Doce años de gobierno del Partido Popular, los ocho últimos con mayoría absoluta, han convertido un territorio con fama de izquierdoso y levantisco y una ciudad que fue capital de la República en bastiones conservadores. Valencia se ha erigido en la capital de los sueños, donde en un año se puede inaugurar un impresionante palacio de la ópera, recibir la visita del Papa, celebrar la Copa América de vela y anunciar que un circuito urbano de Fórmula 1 recorrerá sus calles.

Mientras, la corrupción mina al partido gobernante, que se rasga por el costado que ocupan los fieles al anterior líder y actual portavoz del PP en el Congreso, Eduardo Zaplana. El país padece los efectos de una vorágine urbanística que provoca la reacción de las instituciones europeas, que relacionan abusos contra los pequeños propietarios con corrupción municipal y exigen el cambio inmediato de las leyes. Y mientras, un accidente de metro en que mueren 43 personas desvela las carencias de los servicios públicos y se salda sin dimisión alguna.

EL DILEMA DEL PUEBLO Con la deuda pública per cápita más alta del Estado, los ciudadanos se enfrentan al dilema de elegir entre los neones de los grandes hitos que, según el discurso oficial, los convierte en "líderes mundiales" o fijarse en los desequilibrios de una economía abocada a la construcción, la crisis de la agricultura y la industria tradicional o la educativa, con los más de 1.000 barracones en las escuelas. La encuesta del CIS da, de momento, una mayoría de 53 escaños al Partido Popular contra 38 del PSPV y 8 del Compromís pel País Valencià, la coalición entre Esquerra Unida y el Bloc Nacionalista.

En los últimos tres años, Francisco Camps, heredero rebelde de Zaplana, hacedor de la victoria popular de 1995, ha dedicado tantas energías a gobernar como a socavar el prestigio del Ejecutivo José Luis Rodríguez Zapatero.

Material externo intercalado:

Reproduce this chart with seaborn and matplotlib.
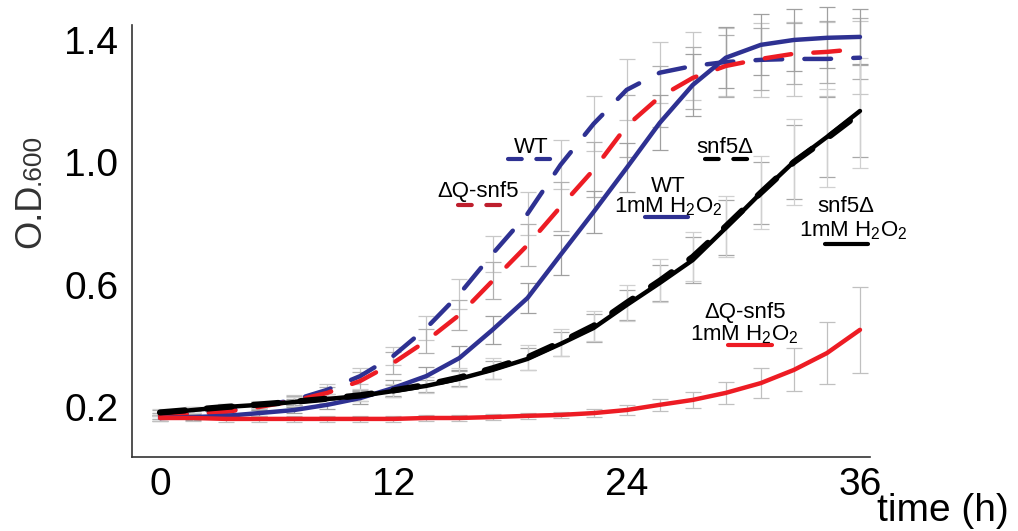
import numpy as np
import pandas as pd
import matplotlib
matplotlib.use("Agg")
import matplotlib.pyplot as plt
import seaborn as sns

# sampling times (h)
time_h = [0, 1.7, 3.4, 5.1, 6.9, 8.6, 10.3, 12.0, 13.7, 15.4, 17.1,
          18.9, 20.6, 22.3, 24.0, 25.7, 27.4, 29.1, 30.9, 32.6, 34.3, 36.0]

# O.D.600 per strain / condition
wt = [0.171, 0.180, 0.187, 0.203, 0.223, 0.256, 0.301, 0.367, 0.458, 0.569, 0.700,
      0.831, 0.991, 1.125, 1.236, 1.292, 1.314, 1.327, 1.334, 1.337, 1.337, 1.341]
dq = [0.171, 0.177, 0.184, 0.200, 0.220, 0.246, 0.285, 0.344, 0.416, 0.501, 0.612,
      0.729, 0.854, 0.975, 1.118, 1.213, 1.275, 1.314, 1.337, 1.354, 1.360, 1.370]
wt_h2o2 = [0.164, 0.167, 0.171, 0.180, 0.190, 0.207, 0.229, 0.262, 0.301, 0.360, 0.452,
           0.556, 0.697, 0.837, 0.981, 1.128, 1.252, 1.341, 1.383, 1.399, 1.406, 1.409]
snf5 = [0.182, 0.191, 0.200, 0.208, 0.217, 0.227, 0.238, 0.254, 0.272, 0.296, 0.326,
        0.362, 0.411, 0.465, 0.540, 0.612, 0.690, 0.790, 0.900, 1.000, 1.078, 1.160]
snf5_h2o2 = [0.180, 0.190, 0.200, 0.207, 0.216, 0.226, 0.236, 0.252, 0.269, 0.292, 0.321,
             0.357, 0.406, 0.458, 0.533, 0.605, 0.680, 0.785, 0.899, 1.001, 1.082, 1.167]
dq_h2o2 = [0.164, 0.164, 0.161, 0.161, 0.161, 0.161, 0.161, 0.161, 0.164, 0.164, 0.167,
           0.171, 0.174, 0.180, 0.190, 0.207, 0.223, 0.246, 0.278, 0.321, 0.376, 0.452]

# standard deviations
wt_err = [0.01, 0.01, 0.01, 0.01, 0.015, 0.02, 0.025, 0.03, 0.04, 0.05, 0.06,
          0.07, 0.08, 0.09, 0.1, 0.1, 0.11, 0.11, 0.12, 0.12, 0.12, 0.12]
dq_err = [0.01, 0.01, 0.01, 0.01, 0.015, 0.02, 0.03, 0.035, 0.04, 0.05, 0.06,
          0.07, 0.08, 0.09, 0.1, 0.1, 0.1, 0.1, 0.1, 0.1, 0.1, 0.1]
wt_h2o2_err = [0.01, 0.01, 0.01, 0.01, 0.01, 0.015, 0.02, 0.025, 0.03, 0.04, 0.045,
               0.05, 0.065, 0.07, 0.08, 0.09, 0.1, 0.1, 0.1, 0.1, 0.1, 0.09]
snf5_err = [0.01, 0.01, 0.01, 0.01, 0.015, 0.015, 0.02, 0.02, 0.025, 0.03, 0.035,
            0.04, 0.045, 0.05, 0.06, 0.07, 0.08, 0.1, 0.12, 0.14, 0.16, 0.18]
snf5_h2o2_err = [0.01, 0.01, 0.01, 0.01, 0.01, 0.015, 0.015, 0.02, 0.02, 0.025, 0.03,
                 0.035, 0.04, 0.045, 0.05, 0.06, 0.075, 0.09, 0.1, 0.12, 0.13, 0.15]
dq_h2o2_err = [0.01, 0.01, 0.01, 0.01, 0.01, 0.01, 0.01, 0.01, 0.01, 0.01, 0.01,
               0.01, 0.01, 0.012, 0.015, 0.02, 0.025, 0.035, 0.05, 0.07, 0.1, 0.14]

BLUE = "#2e3192"
RED = "#ed1c24"
DARKRED = "#be1e2d"
BLACK = "#000000"

sns.set_theme(style="white")
plt.rcParams["font.family"] = ["Liberation Sans", "DejaVu Sans"]
plt.rcParams["text.color"] = "black"
plt.rcParams["mathtext.fontset"] = "custom"
plt.rcParams["mathtext.rm"] = "Liberation Sans"
plt.rcParams["mathtext.it"] = "Liberation Sans:italic"

fig = plt.figure(figsize=(10.18, 5.31), dpi=100)
ax = fig.add_axes([0.1297, 0.1394, 0.725, 0.8136])

series = [
    (wt, wt_err, BLUE, "dash", "#c8c8c8"),
    (dq, dq_err, RED, "dash", "#b0b0b0"),
    (wt_h2o2, wt_h2o2_err, BLUE, "solid", "#a0a0a0"),
    (snf5_h2o2, snf5_h2o2_err, BLACK, "solid", "#a8a8a8"),
    (snf5, snf5_err, BLACK, "dash", "#d0d0d0"),
    (dq_h2o2, dq_h2o2_err, RED, "solid", "#c0c0c0"),
]

# error bars first, underneath
for vals, err, col, ls, ecol in series:
    ax.errorbar(time_h, vals, yerr=err, fmt="none", ecolor=ecol, elinewidth=0.9,
                capsize=6, capthick=0.9, zorder=1, clip_on=False)

for vals, err, col, ls, ecol in series:
    df = pd.DataFrame({"t": time_h, "od": vals})
    if ls == "dash":
        lw = 4.5 if col == BLACK else 3.2
        style = (0, (6.0, 5.0)) if col != BLACK else (0, (4.0, 3.5))
    else:
        lw = 3.2
        style = "-"
    sns.lineplot(data=df, x="t", y="od", ax=ax, color=col, linewidth=lw,
                 linestyle=style, errorbar=None, dash_capstyle="round",
                 solid_capstyle="round", zorder=3)

ax.set_xlim(-1.44, 36.52)
ax.set_ylim(0.0366, 1.448)
ax.set_xticks([0, 12, 24, 36])
ax.set_xticklabels(["0", "12", "24", "36"])
ax.set_yticks([0.2, 0.6, 1.0, 1.4])
ax.set_yticklabels(["0.2", "0.6", "1.0", "1.4"])
ax.tick_params(axis="both", length=0, labelsize=28, labelcolor="black")
ax.tick_params(axis="y", pad=10)
ax.tick_params(axis="x", pad=7)
ax.set_xlabel("")
ax.set_ylabel("")
sns.despine(ax=ax)
for side in ["left", "bottom"]:
    ax.spines[side].set_color("#333333")
    ax.spines[side].set_linewidth(1.2)

# inline labels
fs = 16
h2o2 = r"1mM H$_2$O$_2$"
ax.text(19.08, 1.030, "WT", fontsize=fs, ha="center", va="baseline")
ax.text(16.35, 0.886, "\u0394Q-snf5", fontsize=fs, ha="center", va="baseline")
ax.text(26.13, 0.903, "WT", fontsize=fs, ha="center", va="baseline")
ax.text(26.13, 0.837, h2o2, fontsize=fs, ha="center", va="baseline")
ax.text(29.06, 1.030, "snf5\u0394", fontsize=fs, ha="center", va="baseline")
ax.text(35.28, 0.837, "snf5\u0394", fontsize=fs, ha="center", va="baseline")
ax.text(35.64, 0.756, h2o2, fontsize=fs, ha="center", va="baseline")
ax.text(30.09, 0.491, "\u0394Q-snf5", fontsize=fs, ha="center", va="baseline")
ax.text(30.03, 0.419, h2o2, fontsize=fs, ha="center", va="baseline")

sample_dash = (0, (3.3, 3.5))
ax.plot([17.9, 20.21], [1.010, 1.010], color=BLUE, lw=3, linestyle=sample_dash,
        dash_capstyle="round", clip_on=False)
ax.plot([15.33, 17.64], [0.860, 0.860], color=DARKRED, lw=3, linestyle=sample_dash,
        dash_capstyle="round", clip_on=False)
ax.plot([28.03, 30.24], [1.010, 1.010], color=BLACK, lw=3, linestyle=sample_dash,
        dash_capstyle="round", clip_on=False)
ax.plot([24.94, 27.15], [0.821, 0.821], color=BLUE, lw=3, solid_capstyle="round",
        clip_on=False)
ax.plot([34.2, 36.41], [0.733, 0.733], color=BLACK, lw=3, solid_capstyle="round",
        clip_on=False)
ax.plot([29.21, 31.47], [0.403, 0.403], color=RED, lw=3, solid_capstyle="round",
        clip_on=False)

# axis titles
fig.text(40 / 1018, 1 - 248 / 531, "O.D", rotation=90, rotation_mode="anchor",
         ha="left", va="baseline", fontsize=26, color="#333333")
fig.text(40 / 1018, 1 - 185 / 531, ".600", rotation=90, rotation_mode="anchor",
         ha="left", va="baseline", fontsize=19, color="#333333")
fig.text(877 / 1018, 10 / 531, "time (h)", ha="left", va="baseline", fontsize=28)

fig.savefig("out.png", dpi=100)
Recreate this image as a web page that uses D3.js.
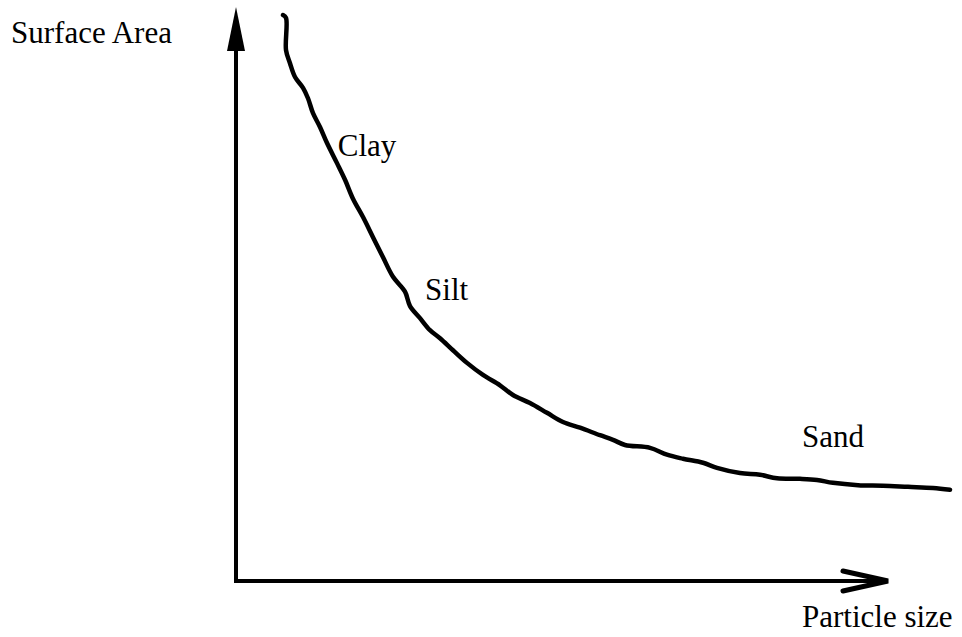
<!DOCTYPE html>
<html>
<head>
<meta charset="utf-8">
<script src="https://cdn.jsdelivr.net/npm/d3@7"></script>
<style>
  html, body { margin: 0; padding: 0; background: #fff; }
  svg { display: block; }
  text { font-family: "Liberation Serif", "Times New Roman", serif; font-size: 31px; fill: #000; }
</style>
</head>
<body>
<svg id="chart" width="962" height="637"></svg>
<script>
// Particle size (relative, 0-100 = axis length)
const particleSize = [7.21, 7.67, 7.67, 8.28, 9.05, 10.28, 11.04, 11.81, 12.88, 13.96, 15.49, 16.72, 17.94, 19.48, 21.01, 22.55, 24.08, 25.92, 26.69, 28.22, 29.75, 31.29, 33.28, 35.43, 37.88, 40.49, 42.48, 45.09, 47.70, 50.15, 52.76, 55.83, 57.82, 59.66, 63.50, 66.10, 68.56, 71.63, 73.77, 77.30, 80.37, 82.98, 86.50, 89.11, 91.56, 95.40, 99.23, 103.07, 106.90, 109.51];
// Surface area (relative, 0-100 = axis length)
const surfaceArea = [98.6, 98.1, 92.5, 90.2, 87.8, 85.9, 84.1, 81.5, 79.1, 76.3, 72.8, 69.9, 66.6, 63.4, 59.9, 56.4, 53.0, 50.4, 47.9, 45.8, 43.7, 42.3, 40.2, 38.0, 35.9, 34.1, 32.4, 31.0, 29.3, 27.7, 26.7, 25.4, 24.6, 23.7, 23.2, 22.0, 21.3, 20.6, 19.7, 18.8, 18.5, 17.9, 17.8, 17.6, 17.1, 16.7, 16.6, 16.4, 16.2, 15.9];
// Region labels placed along the curve
const regionLabels = ["Clay", "Silt", "Sand"];
const regionX = [15.6, 29.0, 86.8];
const regionY = [74.0, 49.0, 23.3];
const xAxisTitle = "Particle size";
const yAxisTitle = "Surface Area";

const svg = d3.select("#chart");
const x0 = 236, x1 = 888, y0 = 581, y1 = 7;
const x = d3.scaleLinear().domain([0, 100]).range([x0, x1]);
const y = d3.scaleLinear().domain([0, 100]).range([y0, y1]);

// Y axis with filled arrowhead
svg.append("line")
  .attr("x1", x(0)).attr("y1", y0 + 2)
  .attr("x2", x(0)).attr("y2", y(100) + 40)
  .attr("stroke", "#000").attr("stroke-width", 4);
svg.append("path")
  .attr("d", `M${x(0)},${y(100)} L${x(0) - 9},${y(100) + 44} L${x(0) + 9},${y(100) + 44} Z`)
  .attr("fill", "#000");

// X axis with open chevron arrowhead
svg.append("line")
  .attr("x1", x(0) - 2).attr("y1", y(0))
  .attr("x2", x(100)).attr("y2", y(0))
  .attr("stroke", "#000").attr("stroke-width", 4);
svg.append("path")
  .attr("d", `M${x(100) - 45},${y(0) - 10} L${x(100)},${y(0)} L${x(100) - 45},${y(0) + 10}`)
  .attr("fill", "none").attr("stroke", "#000").attr("stroke-width", 5)
  .attr("stroke-linecap", "round").attr("stroke-linejoin", "miter");

// Curve
const data = particleSize.map((p, i) => [p, surfaceArea[i]]);
svg.append("path")
  .datum(data)
  .attr("d", d3.line().x(d => x(d[0])).y(d => y(d[1])).curve(d3.curveCatmullRom.alpha(0.5)))
  .attr("fill", "none").attr("stroke", "#000").attr("stroke-width", 4.5)
  .attr("stroke-linejoin", "round").attr("stroke-linecap", "round");

// Labels
svg.selectAll("text.region")
  .data(regionLabels)
  .join("text")
  .attr("class", "region")
  .attr("x", (d, i) => x(regionX[i]))
  .attr("y", (d, i) => y(regionY[i]))
  .text(d => d);

svg.append("text").attr("x", 11).attr("y", 43).text(yAxisTitle);
svg.append("text").attr("x", 802).attr("y", 627).text(xAxisTitle);
</script>
</body>
</html>
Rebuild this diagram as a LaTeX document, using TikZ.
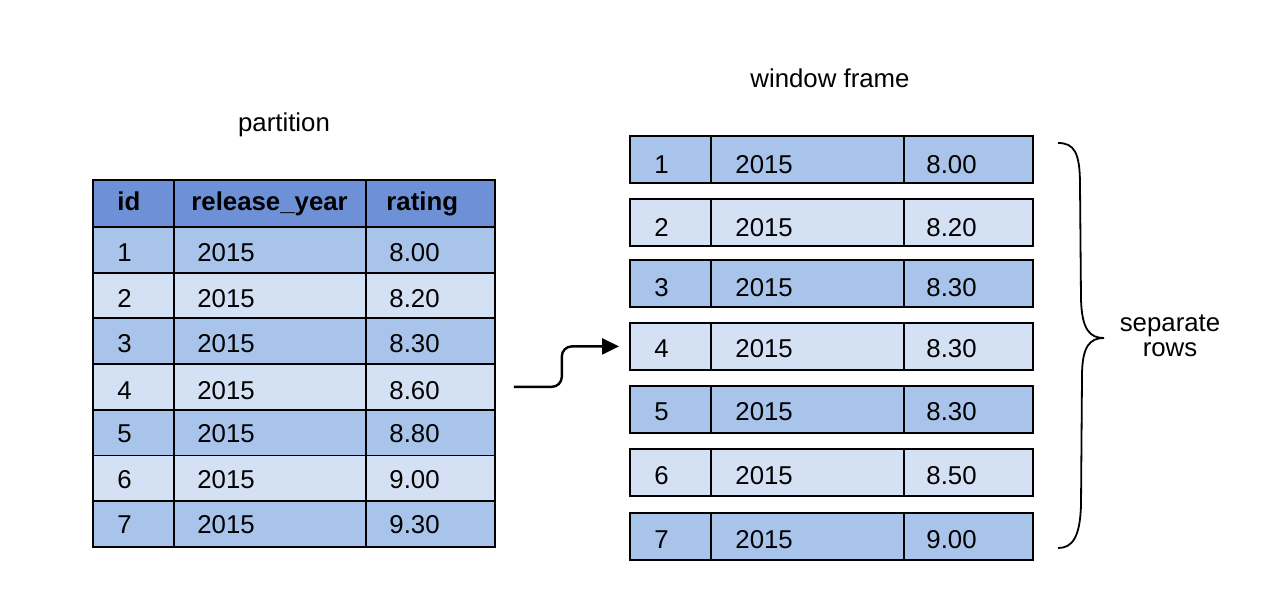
\documentclass[tikz,border=0pt]{standalone}
\usepackage{fontspec}
\setmainfont{Liberation Sans}
\usetikzlibrary{positioning}
\usetikzlibrary{arrows.meta}
\usepackage{xcolor}

\definecolor{headBlue}{HTML}{6D90D6}
\definecolor{darkBlue}{HTML}{A9C4EB}
\definecolor{lightBlue}{HTML}{D4E1F5}

\begin{document}
\begin{tikzpicture}[x=0.5pt, y=-0.5pt]

\useasboundingbox (0,0) rectangle (1268,604);

\tikzset
  {
    myCell/.style=    {draw=black, line width=0.9pt, inner sep=0pt, anchor=north west},
    myText/.style=    {font=\fontsize{12.9}{12.5}\selectfont, inner sep=0pt, anchor=base west},
    myArrow/.style=   {line width=1.2pt, rounded corners=5pt, -{Triangle[length=8.5pt, width=8pt]}}
  }

% partition
\begin{scope}

\node[myText, anchor=base] (partLabel) at (284,131.5) {partition};

% header
\node[myCell, fill=headBlue, minimum width=40.5pt, minimum height=23.5pt] (lhid) at (92,179) {};
\node[myCell, fill=headBlue, minimum width=96pt, minimum height=23.5pt] (lhyear) at (173,179) {};
\node[myCell, fill=headBlue, minimum width=64.5pt, minimum height=23.5pt] (lhrate) at (365,179) {};

\node[myText, font=\fontsize{12.9}{12.5}\selectfont\bfseries] (lhidText) at (117,211) {id};
\node[myText, font=\fontsize{12.9}{12.5}\selectfont\bfseries] (lhyearText) at (191,211) {release\_year};
\node[myText, font=\fontsize{12.9}{12.5}\selectfont\bfseries] (lhrateText) at (386,211) {rating};

% rows
\foreach \i/\ytop/\ybase/\col/\rate in {1/226/262/darkBlue/8.00, 2/271.7/307/lightBlue/8.20,
  3/317.4/352.5/darkBlue/8.30, 4/363.1/399/lightBlue/8.60, 5/408.8/442/darkBlue/8.80,
  6/454.5/488.5/lightBlue/9.00, 7/500.2/533/darkBlue/9.30}
{
\node[myCell, fill=\col, minimum width=40.5pt, minimum height=22.85pt] (lid\i) at (92,\ytop) {};
\node[myCell, fill=\col, minimum width=96pt, minimum height=22.85pt] (lyear\i) at (173,\ytop) {};
\node[myCell, fill=\col, minimum width=64.5pt, minimum height=22.85pt] (lrate\i) at (365,\ytop) {};

\node[myText] (lidText\i) at (117,\ybase) {\i};
\node[myText] (lyearText\i) at (197,\ybase) {2015};
\node[myText] (lrateText\i) at (389,\ybase) {\rate};
}

\end{scope}


% window frame
\begin{scope}

\node[myText, anchor=base] (frameLabel) at (830,87.3) {window frame};

\foreach \i/\ytop/\ybase/\col/\rate in {1/135/173.3/darkBlue/8.00, 2/198/236.7/lightBlue/8.20,
  3/259/296/darkBlue/8.30, 4/322/357/lightBlue/8.30, 5/385/420.7/darkBlue/8.30,
  6/448/484/lightBlue/8.50, 7/512/548.3/darkBlue/9.00}
{
\node[myCell, fill=\col, minimum width=40.5pt, minimum height=23.5pt] (rid\i) at (629,\ytop) {};
\node[myCell, fill=\col, minimum width=96.5pt, minimum height=23.5pt] (ryear\i) at (710,\ytop) {};
\node[myCell, fill=\col, minimum width=64.5pt, minimum height=23.5pt] (rrate\i) at (903,\ytop) {};

\node[myText] (ridText\i) at (654,\ybase) {\i};
\node[myText] (ryearText\i) at (735,\ybase) {2015};
\node[myText] (rrateText\i) at (926,\ybase) {\rate};
}

% brace
\draw[line width=0.9pt] (1058,143) .. controls (1074,143) and (1080,152) .. (1080,185)
  -- (1081,300) .. controls (1082,330) and (1090,338) .. (1104,338)
  .. controls (1090,338) and (1082,346) .. (1082,376)
  -- (1081,505) .. controls (1080,538) and (1072,548) .. (1058,548);

\node[myText, anchor=base, align=center] (braceLabel) at (1170,356.7) {separate\\rows};

\end{scope}

% arrow
\draw[myArrow] ([xshift=9pt]lrate4.east) -- ++(48,0) |- ([xshift=-5pt]rid4.west);

\end{tikzpicture}
\end{document}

El triunfo socialista en las elecciones del 2004 activó todas las alertas en tierras valencianas. El pueblo de Valencia siempre ha votado en consonancia con los vientos del Estado. La reacción fue inmediata. La derogación del trasvase del Ebro fue el comienzo de un discurso basado en la presunta marginación de los valencianos por el nuevo Gobierno central socialista. Machaconamente repetido por los medios de comunicación públicos, convertidos en arma partidista, el argumento de la manía de Zapatero hacia una comunidad que no vota por él, se desarrolló con el agravio del agua, la falta de inversiones en el AVE, la seguridad ciudadana y las infraestructuras de la Copa América.